The shopping center revamp was managed by Moorefield Construction of Los Angeles.

Suspicions were raised of alleged unfair labor practices when a claim was filed with the California Department of Labor Standards and Enforcement on behalf of workers in Carpenter’s Union 1789.

Local union members have been protesting in front of Raley’s at the Village Center by handing out fliers complaining of unfair labor standards. They claim the “Tahoe Crescent Partners” paid $46.08 take-home pay for eight hours labor,” the flyer said.

Management at Alpine Metals, a vendor at the site, reported its pay far surpassed $46 a day.

“My lowest paid person makes at least twice as much as what they’re saying,” said Jim Warnick of Sierra Drywall, another South Lake Tahoe contractor on the job over the last seven months.

Local union members declined to go on the record regarding the matter.

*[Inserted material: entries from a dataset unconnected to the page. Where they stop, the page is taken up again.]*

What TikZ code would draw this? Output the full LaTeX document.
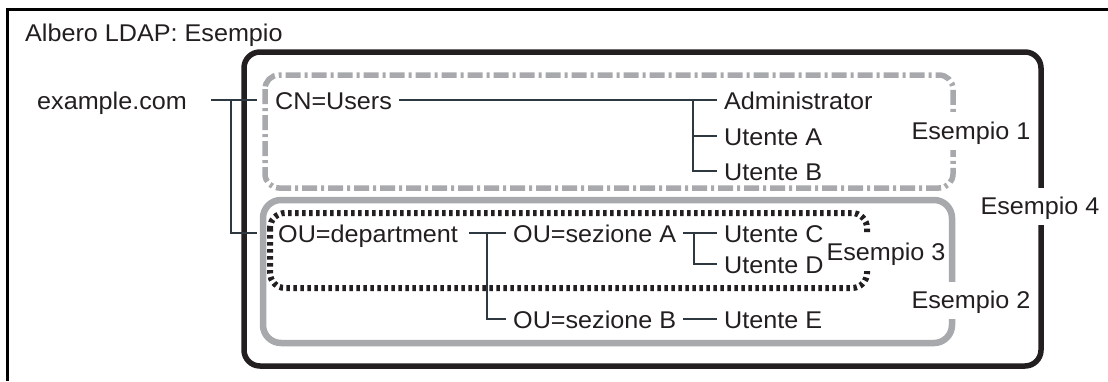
\documentclass[tikz,border=0pt]{standalone}
\usepackage{fontspec}
\setmainfont{Liberation Sans}[FakeStretch=1.04]
\definecolor{ink}{HTML}{231F20}
\definecolor{boxgrey}{HTML}{A7A9AC}
\definecolor{wirecol}{HTML}{2E3840}
\begin{document}
\begin{tikzpicture}[x=1pt,y=-1pt,
  txt/.style={font=\fontsize{24.2}{28}\selectfont, text=ink},
  leaf/.style={txt, anchor=west, inner xsep=7pt, inner ysep=0pt, text height=18.5pt, text depth=0pt},
  tag/.style={txt, anchor=base, fill=white, inner xsep=2pt, inner ysep=6pt, text height=20pt, text depth=5pt},
  wire/.style={draw=wirecol, line width=1.4pt},
  frameline/.style={draw=black, line width=3pt},
  boxfour/.style={draw=ink, line width=5.5pt, rounded corners=16pt},
  boxone/.style={draw=boxgrey, line width=5.5pt, rounded corners=14pt, dash pattern=on 15pt off 4pt on 3pt off 4pt},
  boxtwo/.style={draw=boxgrey, line width=6.5pt, rounded corners=18pt},
  boxthree/.style={draw=ink, line width=6pt, rounded corners=15pt, dash pattern=on 3.5pt off 3.5pt}]
\useasboundingbox (0,0) rectangle (1108,381);
\fill[white] (0,0) rectangle (1108,381);

% outer frame
\draw[frameline] (7.5,381) -- (7.5,9.5) -- (1108,9.5);

% example boxes
\draw[boxfour] (244,52) rectangle (1041,366);
\draw[boxone] (265,75) rectangle (953,188);
\draw[boxtwo] (263,200) rectangle (952,343);
\draw[boxthree] (270,213) rectangle (867,288);

% box labels
\node[tag] (e1) at (971,139) {Esempio 1};
\node[tag] (e2) at (971,308) {Esempio 2};
\node[tag] (e3) at (886,260) {Esempio 3};
\node[tag] (e4) at (1040,214) {Esempio 4};

% title
\node[txt, anchor=base west, inner sep=0pt] (title) at (25,41) {Albero LDAP: Esempio};

% tree nodes
\node[leaf] (ex) at (30,100) {example.com};
\node[leaf] (cn) at (268,100) {CN=Users};
\node[leaf] (adm) at (717,100) {Administrator};
\node[leaf] (ua) at (717,136) {Utente A};
\node[leaf] (ub) at (717,171) {Utente B};
\node[leaf] (dep) at (271,233) {OU=department};
\node[leaf] (sa) at (506,233) {OU=sezione A};
\node[leaf] (sb) at (506,319) {OU=sezione B};
\node[leaf] (uc) at (717,233) {Utente C};
\node[leaf] (ud) at (717,264) {Utente D};
\node[leaf] (ue) at (717,319) {Utente E};

\coordinate (j1) at (231,100);
\coordinate (j2) at (693,100);
\coordinate (j3) at (487,233);
\coordinate (j4) at (694,233);

% connectors
\draw[wire, shorten <=17pt, shorten >=11pt] (ex.east) -- (cn.west);
\draw[wire, shorten >=14pt] (j1) |- (dep.west);
\draw[wire] (cn.east) -- (adm.west);
\draw[wire] (j2) |- (ua.west);
\draw[wire] (j2) |- (ub.west);
\draw[wire, shorten <=4pt] (dep.east) -- (sa.west);
\draw[wire] (j3) |- (sb.west);
\draw[wire] (sa.east) -- (uc.west);
\draw[wire] (j4) |- (ud.west);
\draw[wire] (sb.east) -- (ue.west);
\end{tikzpicture}
\end{document}
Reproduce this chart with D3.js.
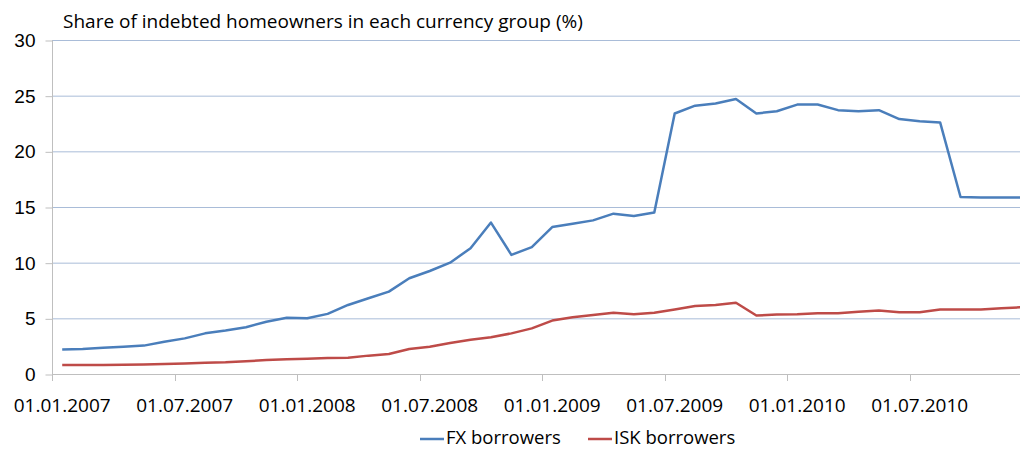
<!DOCTYPE html>
<html>
<head>
<meta charset="utf-8">
<script src="https://cdn.jsdelivr.net/npm/d3@7"></script>
<style>
  html, body { margin: 0; padding: 0; background: #fff; overflow: hidden; }
  svg { display: block; font-family: "Open Sans", "Noto Sans", sans-serif; }
</style>
</head>
<body>
<svg id="chart" width="1020" height="449"></svg>
<script>
// monthly observations, Jan 2007 - Dec 2010
var months = [];
for (var y = 2007; y <= 2010; y++) {
    for (var m = 1; m <= 12; m++) {
        months.push('01.' + (m < 10 ? '0' + m : m) + '.' + y);
    }
}

var fxBorrowers = [
    2.2, 2.25, 2.35, 2.45, 2.55, 2.9, 3.2, 3.65, 3.9, 4.2, 4.7, 5.05,
    5.0, 5.4, 6.2, 6.8, 7.4, 8.6, 9.25, 10.0, 11.3, 13.6, 10.7, 11.4,
    13.2, 13.5, 13.8, 14.4, 14.2, 14.5, 23.4, 24.1, 24.3, 24.7, 23.4, 23.6,
    24.2, 24.2, 23.7, 23.6, 23.7, 22.9, 22.7, 22.6, 15.9, 15.85, 15.85, 15.85
];

var iskBorrowers = [
    0.8, 0.8, 0.8, 0.82, 0.85, 0.9, 0.95, 1.0, 1.05, 1.15, 1.25, 1.33,
    1.38, 1.44, 1.45, 1.65, 1.8, 2.25, 2.45, 2.78, 3.08, 3.3, 3.65, 4.1,
    4.8, 5.1, 5.3, 5.5, 5.36, 5.5, 5.8, 6.1, 6.2, 6.4, 5.25, 5.35,
    5.36, 5.45, 5.45, 5.6, 5.7, 5.55, 5.55, 5.8, 5.8, 5.8, 5.9, 6.0
];

var yTicks = [0, 5, 10, 15, 20, 25, 30];

var seriesNames = ['FX borrowers', 'ISK borrowers'];
var seriesColors = ['#4a7ebb', '#be4b48'];

//plot area
var plot = { left: 52, right: 1032, top: 40, bottom: 374 },
    svg = d3.select('#chart');

var x = d3.scaleBand().domain(months).range([plot.left, plot.right]);
var yScale = d3.scaleLinear().domain([0, 30]).range([plot.bottom, plot.top]);

//gridlines
svg.append('g').selectAll('line')
    .data(yTicks.filter(function (d) { return d > 0; }))
    .enter().append('line')
    .attr('x1', plot.left).attr('x2', plot.right)
    .attr('y1', function (d) { return yScale(d) + 0.5; })
    .attr('y2', function (d) { return yScale(d) + 0.5; })
    .attr('stroke', '#a9bcd8').attr('stroke-width', 1);

//y axis
var yAxis = d3.axisLeft(yScale).tickValues(yTicks).tickSize(7).tickPadding(10);
var yG = svg.append('g').attr('transform', 'translate(' + (plot.left + 0.5) + ',0.5)').call(yAxis);
yG.select('.domain').attr('stroke', '#bfbfbf').attr('d', 'M0,' + plot.top + 'V' + plot.bottom);
yG.selectAll('.tick line').attr('stroke', '#bfbfbf');
yG.selectAll('.tick text').attr('fill', '#000').style('font-size', '19px').style('font-family', null);

//x axis: tick marks on category boundaries every 6 months, labels centered
var xG = svg.append('g');
xG.append('line')
    .attr('x1', plot.left).attr('x2', plot.right)
    .attr('y1', plot.bottom + 0.5).attr('y2', plot.bottom + 0.5)
    .attr('stroke', '#bfbfbf');
var labelled = months.filter(function (d, i) { return i % 6 === 0; });
xG.selectAll('line.tick')
    .data(labelled)
    .enter().append('line')
    .attr('class', 'tick')
    .attr('x1', function (d) { return Math.round(x(d)) + 0.5; })
    .attr('x2', function (d) { return Math.round(x(d)) + 0.5; })
    .attr('y1', plot.bottom).attr('y2', plot.bottom + 7)
    .attr('stroke', '#bfbfbf');
xG.selectAll('text')
    .data(labelled)
    .enter().append('text')
    .attr('x', function (d) { return x(d) + x.bandwidth() / 2; })
    .attr('y', 412)
    .attr('text-anchor', 'middle')
    .style('font-size', '19px')
    .text(function (d) { return d; });

//lines
var line = d3.line()
    .x(function (d, i) { return x(months[i]) + x.bandwidth() / 2; })
    .y(function (d) { return yScale(d); });

[fxBorrowers, iskBorrowers].forEach(function (s, k) {
    svg.append('path')
        .datum(s)
        .attr('d', line)
        .attr('fill', 'none')
        .attr('stroke', seriesColors[k])
        .attr('stroke-width', 2.5)
        .attr('stroke-linejoin', 'round');
});

//title
svg.append('text')
    .attr('x', 63).attr('y', 28)
    .style('font-size', '19px')
    .text('Share of indebted homeowners in each currency group (%)');

//legend
var legendX = [420, 588];
var lg = svg.append('g');
seriesNames.forEach(function (n, k) {
    lg.append('line')
        .attr('x1', legendX[k]).attr('x2', legendX[k] + 24)
        .attr('y1', 439).attr('y2', 439)
        .attr('stroke', seriesColors[k]).attr('stroke-width', 2.5);
    lg.append('text')
        .attr('x', legendX[k] + 26).attr('y', 444)
        .style('font-size', '18.5px')
        .text(n);
});
</script>
</body>
</html>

But union regional representing counsel, Paul Cohen, said the contractors are due overtime – without elaborating over the basis of this argument.

“We believe our workers are entitled to back pay,” he said.

The union also takes issue with Moorefield using out-of-town subcontractors.

“I think it’s detrimental to the local economy when contractors bring in out-of-the-economy workers,” he said from his Oakland office.

But Larry Moorefield, who runs the Los Angeles-based company, claimed several attempts were made to hire local workers, but they weren’t available.

“I don’t know where they get the $46,” Moorefield said, adding he couldn’t say what exactly what the paid wages amounted to. “It’s sad about the whole situation.”